The marginal benefit of peer review

I engage in a lot of peer review. Last year, I reviewed 24 papers submitted to 18 different journals. The year before was similar. And some of those article went through multiple rounds of peer review. I typically avoid asking for anything new from authors in the second or subsequent rounds of peer review, but I have heard horror stories from colleagues of papers sitting in peer review for years, while reviewers ask for revision after revision, all the time with new analyses or robustness checks being appended to the paper. A legitimate question is, does all of that extra peer review time add value?

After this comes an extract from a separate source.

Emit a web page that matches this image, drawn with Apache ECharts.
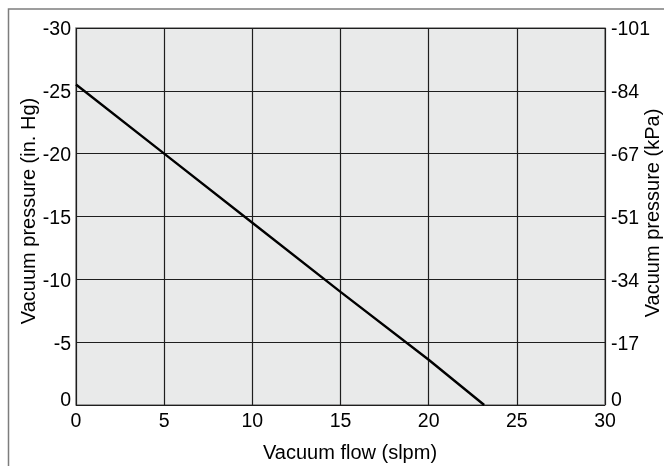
<!DOCTYPE html>
<html>
<head>
<meta charset="utf-8">
<script src="https://cdn.jsdelivr.net/npm/echarts@6/dist/echarts.min.js"></script>
<style>
html,body{margin:0;padding:0;background:#fff;}
#c{width:664px;height:466px;}
</style>
</head>
<body>
<div id="c"></div>
<script>
// Vacuum flow (slpm) vs vacuum pressure (in. Hg)
const flow = [0, 5, 10, 15, 20, 23.15];
const pressure = [-25.5, -20, -14.5, -9.0, -3.6, 0];
// right axis labels (kPa) matching left ticks -30, -25, ..., 0
const inHgTicks = [-30, -25, -20, -15, -10, -5, 0];
const kPaLabels = ['-101', '-84', '-67', '-51', '-34', '-17', '0'];

const FONT = '"Liberation Sans", Arial, Helvetica, sans-serif';
const chart = echarts.init(document.getElementById('c'));

const labelRich = {
  n: {fontFamily: FONT, fontSize: 19.5, color: '#000', padding: [4, 0, 0, 0]},
  z: {fontFamily: FONT, fontSize: 19.5, color: '#000', padding: [0, 0, 8, 0]}
};

chart.setOption({
  animation: false,
  backgroundColor: '#ffffff',
  grid: {
    left: 76, right: 59, top: 28, bottom: 61,
    show: true, backgroundColor: '#e9eaea', borderColor: '#7f7f7f', borderWidth: 1.5
  },
  xAxis: {
    type: 'value', min: 0, max: 30, interval: 5,
    axisLine: {show: false}, axisTick: {show: false},
    splitLine: {show: true, lineStyle: {color: '#1e1e1e', width: 1.2}},
    axisLabel: {fontFamily: FONT, fontSize: 19.5, color: '#000', margin: 7}
  },
  yAxis: [{
    type: 'value', min: -30, max: 0, interval: 5, inverse: true, position: 'left',
    axisLine: {show: false}, axisTick: {show: false},
    splitLine: {show: true, lineStyle: {color: '#1e1e1e', width: 1.2}},
    axisLabel: {
      margin: 5, rich: labelRich,
      formatter: v => v === 0 ? '{z|0}' : '{n|' + v + '}'
    }
  }, {
    type: 'value', min: -30, max: 0, interval: 5, inverse: true, position: 'right',
    axisLine: {show: false}, axisTick: {show: false}, splitLine: {show: false},
    axisLabel: {
      margin: 6, rich: labelRich,
      formatter: v => {
        const i = inHgTicks.indexOf(v);
        const t = i >= 0 ? kPaLabels[i] : '';
        return v === 0 ? '{z|' + t + '}' : '{n|' + t + '}';
      }
    }
  }],
  series: [{
    type: 'line',
    data: flow.map((f, i) => [f, pressure[i]]),
    showSymbol: false,
    lineStyle: {color: '#000', width: 2.4},
    z: 5
  }],
  graphic: [
    {type: 'rect', z: -1, shape: {x: 8.5, y: 9, width: 700, height: 500},
     style: {fill: 'none', stroke: '#7d7d7d', lineWidth: 1.5}},
    {type: 'text', x: 350, y: 453,
     style: {text: 'Vacuum flow (slpm)', font: '20px ' + FONT, fill: '#000', align: 'center', verticalAlign: 'middle'}},
    {type: 'text', x: 29, y: 211, rotation: Math.PI / 2,
     style: {text: 'Vacuum pressure (in. Hg)', font: '20px ' + FONT, fill: '#000', align: 'center', verticalAlign: 'middle'}},
    {type: 'text', x: 653, y: 213, rotation: Math.PI / 2,
     style: {text: 'Vacuum pressure (kPa)', font: '20px ' + FONT, fill: '#000', align: 'center', verticalAlign: 'middle'}}
  ]
});
</script>
</body>
</html>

A recent IZA Discussion Paper by Aboozar Hadavand (Johns Hopkins University), Daniel Hamermesh (Columbia University), and Wesley Wilson (University of Oregon), provides us with an initial answer. They collated data from the journal Economic Inquiry over the period from 2009 to 2018. Interesting, Economic Inquiry offers submitting authors two tracks:
Submitting authors could choose between a fast track, in which the article receives a simple yes or no; or a regular track, which might lead to acceptance with minor revisions, to a revise/re-submit response with subsequent additional refereeing, or to rejection...
Hadavand et al. then compare articles that were published through the fast track (which didn't suffer multiple rounds of peer review) with articles that were published through the regular track (which could have). Of course, authors self-select into the track they submit to, so the authors use a two-stage selection model to deal with that. When looking at the subsequent citation performance of articles (which is an indicator of article quality), they find that:
...no matter what vectors of covariates are included in this second stage, those regular-track articles that go through multiple rounds of refereeing have no greater scholarly impact than those that obtain only one set of referee reports... Compared to regular-track articles that go through only one round of refereeing, multiple rounds of refereeing never enhance an article’s subsequent scholarly impact in any of the econometric formulations that we have constructed.
In other words, the additional rounds of peer review seem to add no value (in terms of the article quality). To some extent, this makes sense. Economists recognise that marginal benefit is diminishing. So, each additional round of peer review should add less benefit than earlier rounds. However, I think many people would be surprised to know that the marginal benefit basically immediately falls to zero, and may even be zero for the first round of peer review.

This calls into question the whole cost-benefit calculation of peer review overall. Hadavand provide a rough estimate that the time cost of peer review in economics is US$50 million per year, and US$1 billion in total across all disciplines. How much of that cost is essentially a waste? It would be good to get a sense of whether this study is an outlier, or whether it can be replicated for other journals, and perhaps more importantly, in other disciplines.